§ What to do
Nothing outside the range from the line with "Emit a Python" to the line with "80.6, 81.6, 84.3]" belongs in the copy, and no pictures do either; repeat that range exactly.

Records:
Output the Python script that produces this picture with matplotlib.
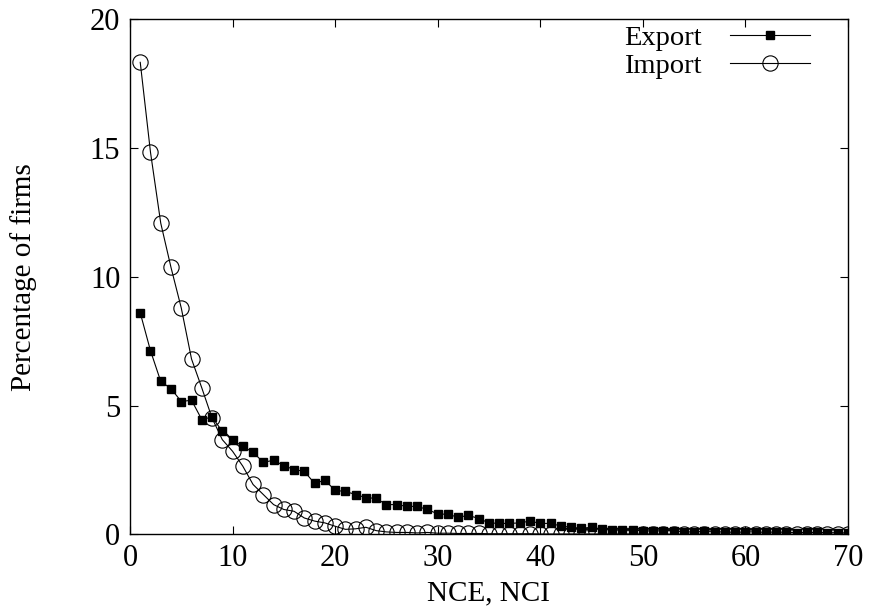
import numpy as np
import matplotlib
matplotlib.use("Agg")
import matplotlib.pyplot as plt

# values (percent of firms for each count 1..70)
nce = np.arange(1, 71)
export = [8.6, 7.13, 5.94, 5.66, 5.16, 5.21, 4.46, 4.56, 4.0, 3.66,
          3.42, 3.19, 2.80, 2.88, 2.67, 2.52, 2.45, 1.98, 2.11, 1.71,
          1.67, 1.55, 1.43, 1.40, 1.16, 1.16, 1.09, 1.09, 0.97, 0.80,
          0.78, 0.67, 0.74, 0.62, 0.45, 0.43, 0.43, 0.45, 0.52, 0.43,
          0.43, 0.33, 0.28, 0.24, 0.28, 0.20, 0.17, 0.17, 0.17, 0.15,
          0.13, 0.15, 0.15, 0.10, 0.10, 0.12, 0.10, 0.10, 0.08, 0.10,
          0.10, 0.08, 0.10, 0.08, 0.07, 0.08, 0.08, 0.07, 0.07, 0.06]
imports = [18.32, 14.83, 12.08, 10.36, 8.79, 6.81, 5.69, 4.52, 3.68, 3.23,
           2.65, 1.94, 1.55, 1.16, 0.97, 0.90, 0.64, 0.52, 0.45, 0.32,
           0.20, 0.22, 0.28, 0.15, 0.10, 0.08, 0.08, 0.06, 0.08, 0.05,
           0.05, 0.04, 0.04, 0.04, 0.03, 0.03, 0.03, 0.03, 0.03, 0.02,
           0.02, 0.02, 0.02, 0.02, 0.02, 0.02, 0.02, 0.02, 0.02, 0.02,
           0.02, 0.02, 0.01, 0.01, 0.01, 0.01, 0.01, 0.01, 0.01, 0.01,
           0.01, 0.01, 0.01, 0.01, 0.01, 0.01, 0.01, 0.01, 0.01, 0.01]

plt.rcParams['font.family'] = ['Liberation Serif', 'DejaVu Serif']

fig = plt.figure(figsize=(8.7, 6.08), dpi=100)
ax = fig.add_axes([0.1494, 0.1209, 0.8253, 0.8478])

ax.plot(nce, export, color='black', lw=0.8, marker='s', ms=5.2,
        mfc='black', mec='black', label='Export')
ax.plot(nce, imports, color='black', lw=0.8, marker='o', ms=11,
        mfc='none', mec='black', mew=0.8, label='Import')

ax.set_xlim(0, 70)
ax.set_ylim(0, 20)
ax.set_xticks(np.arange(0, 71, 10))
ax.set_yticks(np.arange(0, 21, 5))
ax.tick_params(direction='in', top=True, right=True, length=6, width=0.8,
               labelsize=22, pad=7)
for s in ax.spines.values():
    s.set_linewidth(1.0)

ax.set_xlabel("NCE, NCI", fontsize=21, labelpad=5)
ax.set_ylabel("Percentage of firms", fontsize=21, labelpad=38)

ax.legend(loc='upper right', frameon=False, markerfirst=False, fontsize=20.5,
          handlelength=2.8, handletextpad=1.0, labelspacing=0.1,
          borderaxespad=0.0, borderpad=0.2, bbox_to_anchor=(0.955, 1.0))

fig.savefig("out.png", dpi=100)
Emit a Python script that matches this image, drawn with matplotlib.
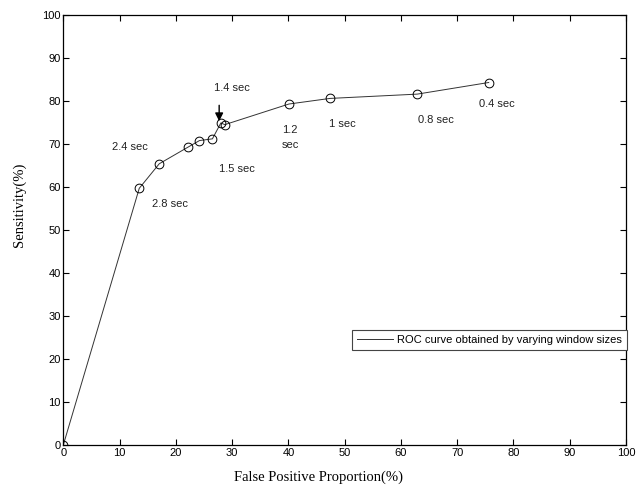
import matplotlib
matplotlib.use('Agg')
import matplotlib.pyplot as plt
from matplotlib.lines import Line2D

# ROC points (false positive %, sensitivity %)
fpr = [0, 13.5, 17.05, 22.2, 24.2, 26.5, 28.0, 28.7, 40.1, 47.4, 62.9, 75.6]
sens = [0, 59.7, 65.4, 69.3, 70.8, 71.2, 74.9, 74.5, 79.3, 80.6, 81.6, 84.3]

# window-size labels and where they sit
win_labels = ['1.4 sec', '2.4 sec', '1.5 sec', '2.8 sec', '1.2\nsec',
              '1 sec', '0.8 sec', '0.4 sec']
label_x = [26.8, 8.6, 27.7, 15.7, 38.9, 47.3, 63.0, 73.9]
label_y = [83.1, 69.2, 64.3, 56.1, 71.5, 74.6, 75.5, 79.3]

ticks = list(range(0, 101, 10))

plt.rcParams['font.family'] = ['Liberation Sans', 'DejaVu Sans']

fig = plt.figure(figsize=(6.43, 4.91), dpi=100)
ax = fig.add_axes([63.3/643, 46/491, (626-63.3)/643, (445-15)/491])

ax.plot(fpr, sens, color='#333333', linewidth=0.7,
        label='ROC curve obtained by varying window sizes')
ax.plot(fpr, sens, linestyle='none', marker='o', markersize=6.3,
        markerfacecolor='none', markeredgecolor='black', markeredgewidth=0.7)

for txt, x, y in zip(win_labels, label_x, label_y):
    ax.text(x, y, txt, fontsize=8, ha='left', va='center', color='#222222',
            linespacing=1.6)

# arrow pointing at the 1.4 sec point
ax.annotate('', xy=(fpr[6] - 0.3, sens[6] + 0.4), xytext=(fpr[6] - 0.3, 79.0),
            arrowprops=dict(arrowstyle='-|>', color='black', lw=1.0,
                            mutation_scale=12, shrinkA=0, shrinkB=0))

ax.set_xlim(0, 100)
ax.set_ylim(0, 100)
ax.set_xticks(ticks)
ax.set_yticks(ticks)
ax.tick_params(direction='in', length=4, width=0.8, labelsize=8,
               top=True, right=True, pad=2)
for s in ax.spines.values():
    s.set_linewidth(0.9)

ax.set_xlabel('False Positive Proportion(%)', family='Liberation Serif',
              fontsize=10.5)
ax.set_ylabel('Sensitivity(%)', family='Liberation Serif', fontsize=10.5)
ax.xaxis.set_label_coords(0.453, -0.06)
ax.yaxis.set_label_coords(-0.066, 0.558)

handle = Line2D([], [], color='#333333', linewidth=0.7)
leg = ax.legend([handle], ['ROC curve obtained by varying window sizes'],
                loc='lower left', bbox_to_anchor=((352-63.3)/562.7, (445-350)/430),
                fontsize=8, fancybox=False, framealpha=1, edgecolor='#444444',
                handlelength=3.2, handletextpad=0.4, borderpad=0.45,
                borderaxespad=0)
leg.get_frame().set_linewidth(0.8)

fig.savefig('out.png', dpi=100)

§ Reply
Emit a Python script that matches this image, drawn with matplotlib.
import matplotlib
matplotlib.use('Agg')
import matplotlib.pyplot as plt
from matplotlib.lines import Line2D

# ROC points (false positive %, sensitivity %)
fpr = [0, 13.5, 17.05, 22.2, 24.2, 26.5, 28.0, 28.7, 40.1, 47.4, 62.9, 75.6]
sens = [0, 59.7, 65.4, 69.3, 70.8, 71.2, 74.9, 74.5, 79.3, 80.6, 81.6, 84.3]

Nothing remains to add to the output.